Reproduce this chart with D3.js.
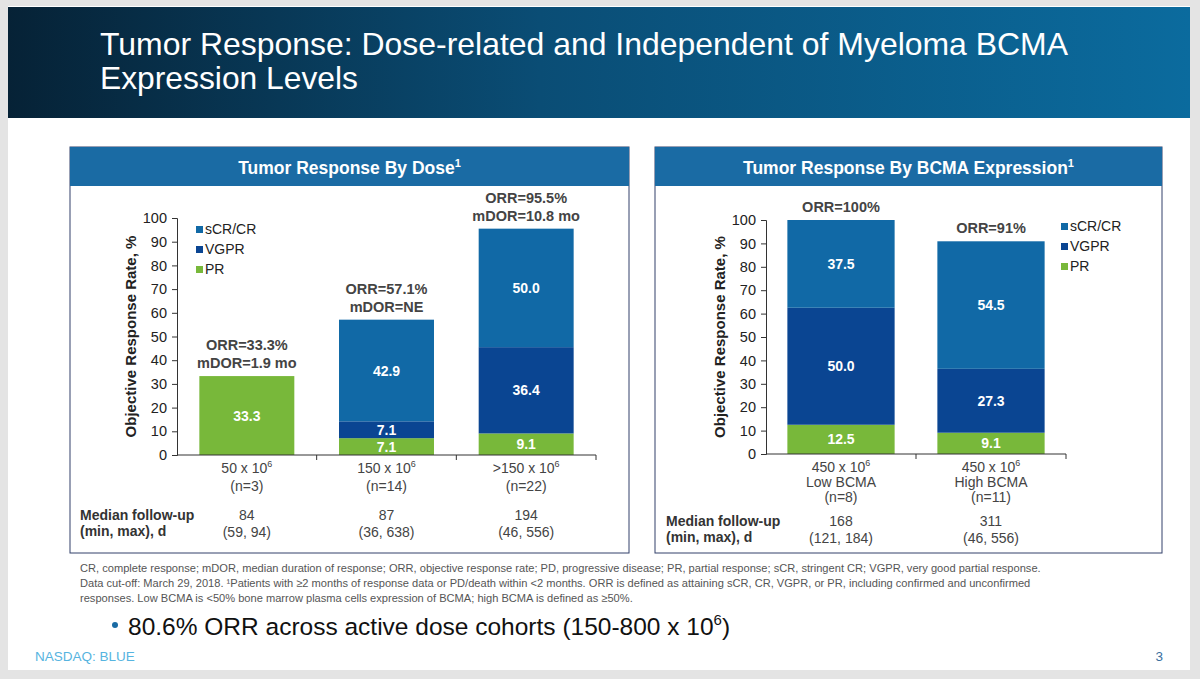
<!DOCTYPE html>
<html>
<head>
<meta charset="utf-8">
<script src="https://cdn.jsdelivr.net/npm/d3@7"></script>
<style>
  body { margin: 0; background: #e4e4e4; }
  svg { display: block; font-family: "Liberation Sans", Arial, sans-serif; }
</style>
</head>
<body>
<svg id="slide" width="1200" height="679"></svg>
<script>
// --- data ---
var seriesKeys = ["PR", "VGPR", "CR"];
var legendLabels = ["sCR/CR", "VGPR", "PR"];

var doseCats = ["50", "150", ">150"];
var doseLabels = [["50 x 10", "(n=3)"], ["150 x 10", "(n=14)"], [">150 x 10", "(n=22)"]];
var dosePR = [33.3, 7.1, 9.1];
var doseVGPR = [0, 7.1, 36.4];
var doseCR = [0, 42.9, 50.0];
var doseORR = [["ORR=33.3%", "mDOR=1.9 mo"], ["ORR=57.1%", "mDOR=NE"], ["ORR=95.5%", "mDOR=10.8 mo"]];
var doseFollow = [["84", "(59, 94)"], ["87", "(36, 638)"], ["194", "(46, 556)"]];

var bcmaCats = ["low", "high"];
var bcmaLabels = [["450 x 10", "Low BCMA", "(n=8)"], ["450 x 10", "High BCMA", "(n=11)"]];
var bcmaPR = [12.5, 9.1];
var bcmaVGPR = [50.0, 27.3];
var bcmaCR = [37.5, 54.5];
var bcmaORR = [["ORR=100%"], ["ORR=91%"]];
var bcmaFollow = [["168", "(121, 184)"], ["311", "(46, 556)"]];

var yTicks = [0, 10, 20, 30, 40, 50, 60, 70, 80, 90, 100];

var colors = { CR: "#1169a6", VGPR: "#0a4592", PR: "#78b83a" };

var svg = d3.select("#slide");

// slide background + header band
svg.append("rect").attr("x", 8).attr("y", 6).attr("width", 1182).attr("height", 664).attr("fill", "#fff");
var grad = svg.append("defs").append("linearGradient").attr("id", "hdr");
grad.append("stop").attr("offset", "0%").attr("stop-color", "#062236");
grad.append("stop").attr("offset", "45%").attr("stop-color", "#0a4d75");
grad.append("stop").attr("offset", "100%").attr("stop-color", "#0b6b9e");
svg.append("rect").attr("x", 8).attr("y", 7).attr("width", 1182).attr("height", 111).attr("fill", "url(#hdr)");
svg.append("text").attr("x", 100).attr("y", 55).attr("fill", "#fff").attr("font-size", 32)
  .attr("textLength", 968).attr("lengthAdjust", "spacingAndGlyphs")
  .text("Tumor Response: Dose-related and Independent of Myeloma BCMA");
svg.append("text").attr("x", 100).attr("y", 89).attr("fill", "#fff").attr("font-size", 32)
  .attr("textLength", 258).attr("lengthAdjust", "spacingAndGlyphs")
  .text("Expression Levels");

function panel(opt) {
  var g = svg.append("g");
  g.append("rect").attr("x", opt.px).attr("y", 147).attr("width", opt.pw).attr("height", 406)
    .attr("fill", "#fff").attr("stroke", "#33406a").attr("stroke-width", 1);
  g.append("rect").attr("x", opt.px).attr("y", 147).attr("width", opt.pw).attr("height", 39).attr("fill", "#1a6ba4");
  var t = g.append("text").attr("x", opt.px + opt.pw / 2).attr("y", 174).attr("text-anchor", "middle")
    .attr("fill", "#fff").attr("font-size", 17.5).attr("font-weight", "bold").text(opt.title);
  t.append("tspan").attr("font-size", 11).attr("dy", -7).text("1");

  var table = opt.cats.map(function (c, i) {
    return { cat: c, PR: opt.pr[i], VGPR: opt.vgpr[i], CR: opt.cr[i] };
  });
  var stacked = d3.stack().keys(seriesKeys)(table);

  var x = d3.scaleBand().domain(opt.cats).range([opt.x0, opt.x1]).padding(0);
  var y = d3.scaleLinear().domain([0, 100]).range([opt.y0, opt.y1]);
  var bw = x.bandwidth() * opt.barFrac;
  var bx = function (c) { return x(c) + (x.bandwidth() - bw) / 2; };

  // bars
  stacked.forEach(function (s) {
    g.append("g").selectAll("rect").data(s).join("rect")
      .attr("x", function (d) { return bx(d.data.cat); })
      .attr("y", function (d) { return y(d[1]); })
      .attr("width", bw)
      .attr("height", function (d) { return y(d[0]) - y(d[1]); })
      .attr("fill", colors[s.key]);
    g.append("g").selectAll("text").data(s.filter(function (d) { return d[1] - d[0] > 0; })).join("text")
      .attr("x", function (d) { return x(d.data.cat) + x.bandwidth() / 2; })
      .attr("y", function (d) { return (y(d[0]) + y(d[1])) / 2 + 5; })
      .attr("text-anchor", "middle").attr("fill", "#fff").attr("font-size", 14).attr("font-weight", "bold")
      .text(function (d) { return (d[1] - d[0]).toFixed(1); });
  });

  // y axis
  var ya = g.append("g").attr("transform", "translate(" + opt.x0 + ",0)")
    .call(d3.axisLeft(y).tickValues(yTicks).tickSize(5).tickPadding(5));
  ya.select(".domain").attr("stroke", "#333");
  ya.selectAll(".tick line").attr("stroke", "#333");
  ya.selectAll(".tick text").attr("font-size", 14.5).attr("fill", "#222").attr("font-family", "Liberation Sans, Arial, sans-serif");

  // x axis: baseline with separators
  g.append("line").attr("x1", opt.x0).attr("x2", opt.x1).attr("y1", y(0)).attr("y2", y(0)).attr("stroke", "#333");
  var seps = opt.cats.map(function (c) { return x(c); }).concat([opt.x1]);
  g.selectAll(".sep").data(seps.slice(1)).join("line")
    .attr("x1", function (d) { return d; }).attr("x2", function (d) { return d; })
    .attr("y1", y(0)).attr("y2", y(0) + 5).attr("stroke", "#333");

  g.append("text").attr("transform", "translate(" + opt.ytx + "," + y(50) + ") rotate(-90)")
    .attr("text-anchor", "middle").attr("font-size", 15).attr("font-weight", "bold").attr("fill", "#222")
    .text("Objective Response Rate, %");

  // category labels
  opt.cats.forEach(function (c, i) {
    var cx = x(c) + x.bandwidth() / 2;
    opt.labels[i].forEach(function (line, j) {
      var t = g.append("text").attr("x", cx).attr("y", y(0) + 18 + j * opt.lineGap)
        .attr("text-anchor", "middle").attr("font-size", 14).attr("fill", "#444").text(line);
      if (j === 0) t.append("tspan").attr("font-size", 9).attr("dy", -6).text("6");
    });
    var top = opt.pr[i] + opt.vgpr[i] + opt.cr[i];
    var lines = opt.orr[i];
    lines.forEach(function (line, j) {
      g.append("text").attr("x", cx).attr("y", y(top) - 8 - (lines.length - 1 - j) * 18)
        .attr("text-anchor", "middle").attr("font-size", 14.5).attr("font-weight", "bold").attr("fill", "#444")
        .text(line);
    });
    opt.follow[i].forEach(function (line, j) {
      g.append("text").attr("x", cx).attr("y", opt.fy + j * 17)
        .attr("text-anchor", "middle").attr("font-size", 14).attr("fill", "#444").text(line);
    });
  });

  g.append("text").attr("x", opt.fx).attr("y", opt.fy).attr("font-size", 14).attr("font-weight", "bold")
    .attr("fill", "#333").text("Median follow-up");
  g.append("text").attr("x", opt.fx).attr("y", opt.fy + 16).attr("font-size", 14).attr("font-weight", "bold")
    .attr("fill", "#333").text("(min, max), d");

  // legend
  var lg = g.append("g").attr("transform", "translate(" + opt.lx + "," + opt.ly + ")");
  legendLabels.forEach(function (lab, i) {
    var key = ["CR", "VGPR", "PR"][i];
    lg.append("rect").attr("x", 0).attr("y", i * 20 - 4).attr("width", 7).attr("height", 7).attr("fill", colors[key]);
    lg.append("text").attr("x", 9).attr("y", i * 20 + 4).attr("font-size", 14).attr("fill", "#222").text(lab);
  });
}

panel({
  px: 70, pw: 559, title: "Tumor Response By Dose",
  cats: doseCats, labels: doseLabels, pr: dosePR, vgpr: doseVGPR, cr: doseCR, orr: doseORR, follow: doseFollow,
  x0: 177, x1: 596, y0: 455, y1: 218, barFrac: 0.68, ytx: 136, lineGap: 18,
  fx: 80, fy: 520, lx: 196, ly: 230
});
panel({
  px: 655, pw: 507, title: "Tumor Response By BCMA Expression",
  cats: bcmaCats, labels: bcmaLabels, pr: bcmaPR, vgpr: bcmaVGPR, cr: bcmaCR, orr: bcmaORR, follow: bcmaFollow,
  x0: 766, x1: 1066, y0: 454, y1: 220, barFrac: 0.715, ytx: 725, lineGap: 15,
  fx: 666, fy: 526, lx: 1061, ly: 227
});

// footnotes
var notes = [
  "CR, complete response; mDOR, median duration of response; ORR, objective response rate; PD, progressive disease; PR, partial response; sCR, stringent CR; VGPR, very good partial response.",
  "Data cut-off: March 29, 2018. \u00b9Patients with \u22652 months of response data or PD/death within <2 months. ORR is defined as attaining sCR, CR, VGPR, or PR, including confirmed and unconfirmed",
  "responses. Low BCMA is <50% bone marrow plasma cells expression of BCMA; high BCMA is defined as \u226550%."
];
notes.forEach(function (n, i) {
  svg.append("text").attr("x", 80).attr("y", 572 + i * 15).attr("font-size", 11.1).attr("fill", "#555")
    .attr("font-family", "Liberation Sans Narrow, Arial Narrow, Liberation Sans, sans-serif").text(n);
});

svg.append("circle").attr("cx", 115).attr("cy", 625).attr("r", 3).attr("fill", "#1a6ba4");
var b = svg.append("text").attr("x", 128).attr("y", 635).attr("font-size", 24.5).attr("fill", "#111")
  .text("80.6% ORR across active dose cohorts (150-800 x 10");
b.append("tspan").attr("font-size", 15).attr("dy", -10).text("6");
b.append("tspan").attr("dy", 10).text(")");

svg.append("text").attr("x", 35).attr("y", 661).attr("font-size", 13.5).attr("fill", "#56b4e0").text("NASDAQ: BLUE");
svg.append("text").attr("x", 1163).attr("y", 661).attr("font-size", 13.5).attr("fill", "#3a6fa0")
  .attr("text-anchor", "end").text("3");
</script>
</body>
</html>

****

Your task — Please repeat exactly the data above from its first line to the line that contains "80, 90, 100];", inclusive, and leave every picture out.

Exercise output —
Reproduce this chart with D3.js.
<!DOCTYPE html>
<html>
<head>
<meta charset="utf-8">
<script src="https://cdn.jsdelivr.net/npm/d3@7"></script>
<style>
  body { margin: 0; background: #e4e4e4; }
  svg { display: block; font-family: "Liberation Sans", Arial, sans-serif; }
</style>
</head>
<body>
<svg id="slide" width="1200" height="679"></svg>
<script>
// --- data ---
var seriesKeys = ["PR", "VGPR", "CR"];
var legendLabels = ["sCR/CR", "VGPR", "PR"];

var doseCats = ["50", "150", ">150"];
var doseLabels = [["50 x 10", "(n=3)"], ["150 x 10", "(n=14)"], [">150 x 10", "(n=22)"]];
var dosePR = [33.3, 7.1, 9.1];
var doseVGPR = [0, 7.1, 36.4];
var doseCR = [0, 42.9, 50.0];
var doseORR = [["ORR=33.3%", "mDOR=1.9 mo"], ["ORR=57.1%", "mDOR=NE"], ["ORR=95.5%", "mDOR=10.8 mo"]];
var doseFollow = [["84", "(59, 94)"], ["87", "(36, 638)"], ["194", "(46, 556)"]];

var bcmaCats = ["low", "high"];
var bcmaLabels = [["450 x 10", "Low BCMA", "(n=8)"], ["450 x 10", "High BCMA", "(n=11)"]];
var bcmaPR = [12.5, 9.1];
var bcmaVGPR = [50.0, 27.3];
var bcmaCR = [37.5, 54.5];
var bcmaORR = [["ORR=100%"], ["ORR=91%"]];
var bcmaFollow = [["168", "(121, 184)"], ["311", "(46, 556)"]];

var yTicks = [0, 10, 20, 30, 40, 50, 60, 70, 80, 90, 100];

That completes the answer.